At the time, the opera was seeking a way to consolidate its comically far-flung operations—a scene shop in Dogpatch, a costume shop in SoMa, leased rehearsal rooms in the Presidio, and offices in Hayes Valley—into a single sprawling space. The organization was considering a projected $60 million expansion to the Veterans Building when Elizabeth Murray, the War Memorial and Performing Arts Center’s managing director, offered the 28,000-square-foot fourth floor and 10,000-square-foot basement at a comparative bargain: $21 million. Longtime opera patron Dede Wilsey offered to donate millions toward the extensive renovation, and the new Diane B. Wilsey Center for Opera, set to open on February 28, was born.

The opera sought out architect Mark Cavagnero, revered for his success with both new construction, like the SFJazz Center, and restorative architecture, like the Legion of Honor and the Oakland Museum of California.
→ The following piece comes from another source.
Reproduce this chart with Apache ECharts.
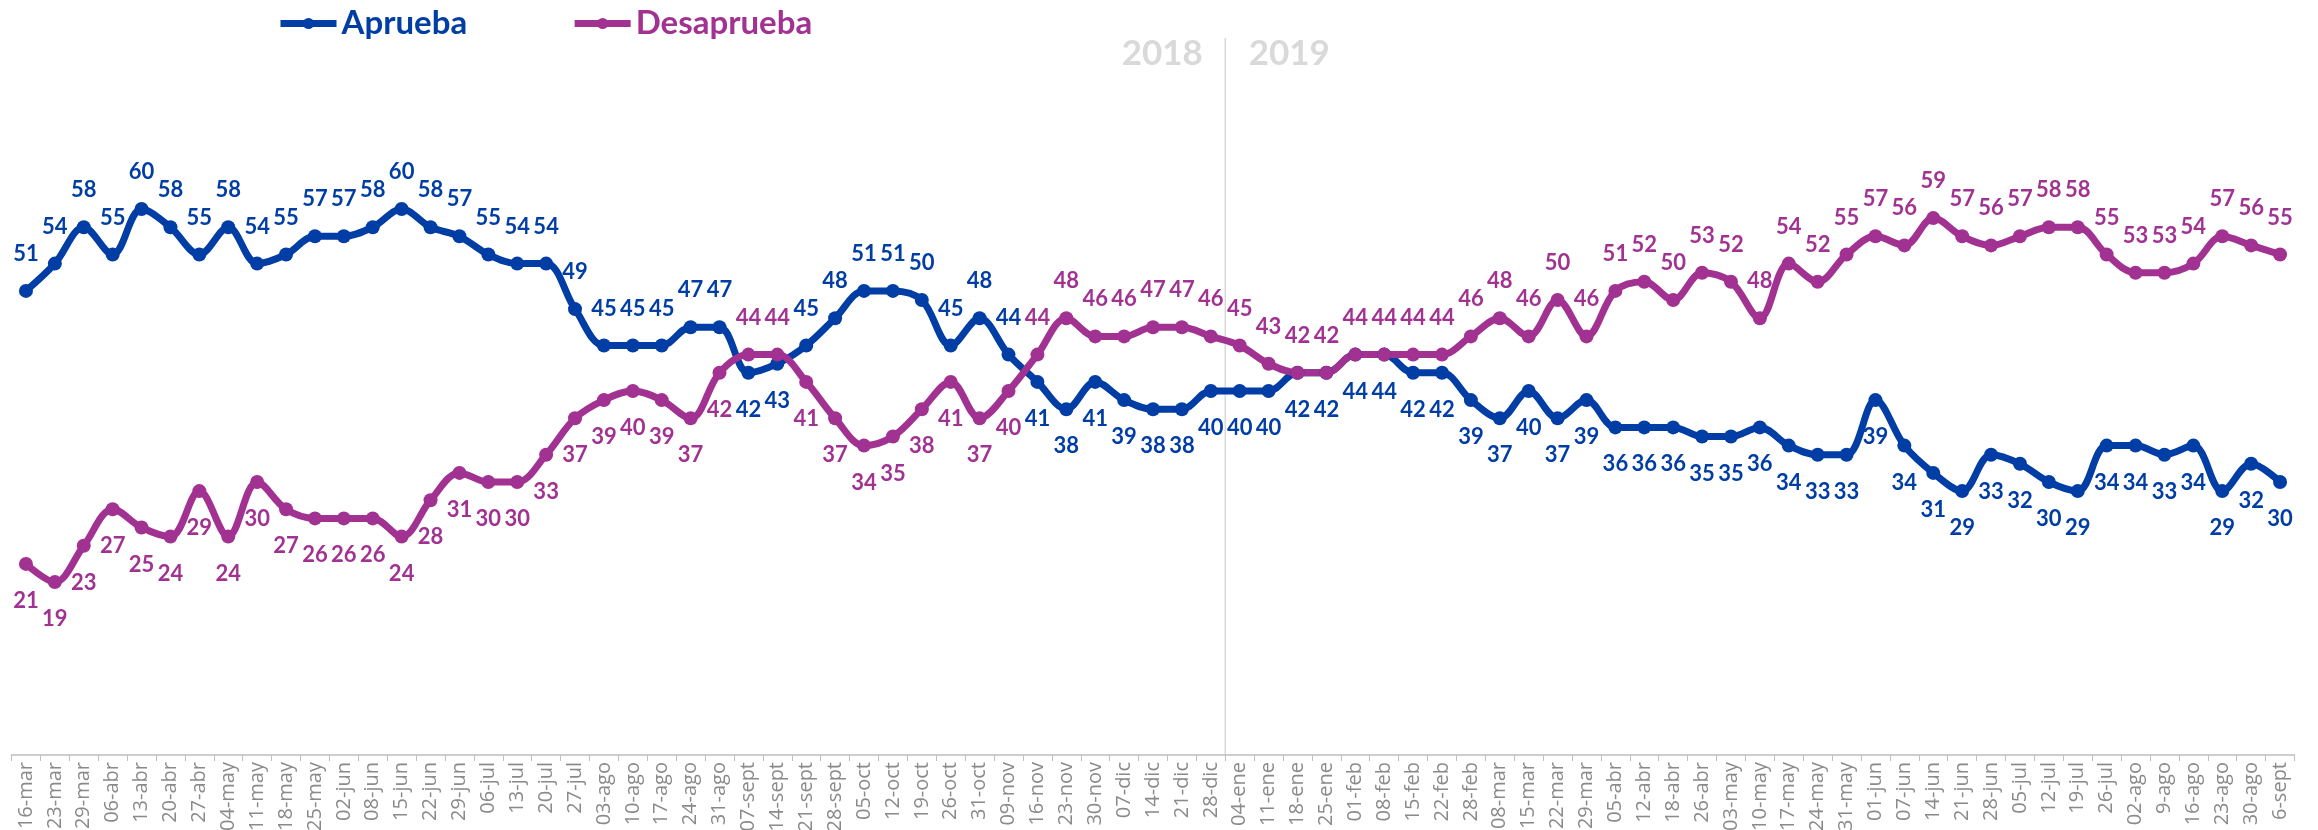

After his presentation to the opera board, Gockley says, “we could tell that he’s a visionary.” The ambitious new Center for Opera will feature the 299-seat Dianne and Tad Taube Atrium Theater, an education and rehearsal studio, a new basement-level costume studio, the San Francisco Opera archive, and two exhibition galleries filled with historic photographs and costumes. Cavagnero’s challenge was to deftly juxtapose the building’s ’30s detailing with sleek walls of glass and state-of-the-art acoustics. “I didn’t want to do any faux-historical design,” he says. “I wanted to restore the building back to its beautiful origins, but be unapologetic in inserting necessary modern elements.” It required a delicate balance.

Cavagnero began by uncovering the fourth floor’s classic bones, most of which had been entombed in drywall by SFMOMA in the ’70s and ’80s. Working backward from the building’s original 1930s drawings, he revealed features that had been hidden for over 40 years, like a series of elegant black scagliola columns. A catwalk bearing lighting and audio equipment was installed in the formerly leaky atrium, and the theater now fills SFMOMA’s former sculpture court. The space is outfitted with a Meyer Sound Constellation acoustic system that features 24 microphones and 75 self-powered loudspeakers. In rehearsal rooms, plaster was replaced by glass. Transforming a place originally tailored for visual art into a theater with pristine sound quality was a complicated task, but Cavagnero discovered a welcome surprise. “As a former art gallery, it has glorious light,” he says. “This place is ethereal—it glows.”

Elkhanah Pulitzer was hired as director of programming for the intimate theater. Taking cues from alternative performance spaces like the RedCat in Los Angeles, the Center for Opera’s inaugural season presents a handful of nontraditional works. “There’s an explosion of small pieces coming out of New York, Philadelphia, and Los Angeles,” says Gockley. “It’s an exciting time in the world of opera.” The programming is designed to lure younger theatergoers who may not yet be opera devotees with performances like Winterreise (Winter Journey), in which Franz Schubert’s song cycle is paired with animated short films by the South African artist William Kentridge, and Svadba (Wedding), an all-female a cappella opera by the Serbian composer Ana Sokolović.

The theater’s flexible seating also flouts convention, allowing for in-the-round and cabaret-style settings. There’s a bar in the lobby and cup holders built into the seats. Ticket prices will be lower than usual for an opera—most in the $30 to $60 range—and to round out the revolution, no piece will run longer than 90 minutes. “Modern audiences have short attention spans,” Gockley says with a shrug. “Plus, people want to be able to go out to dinner beforehand.” San Francisco, welcome to the future of opera.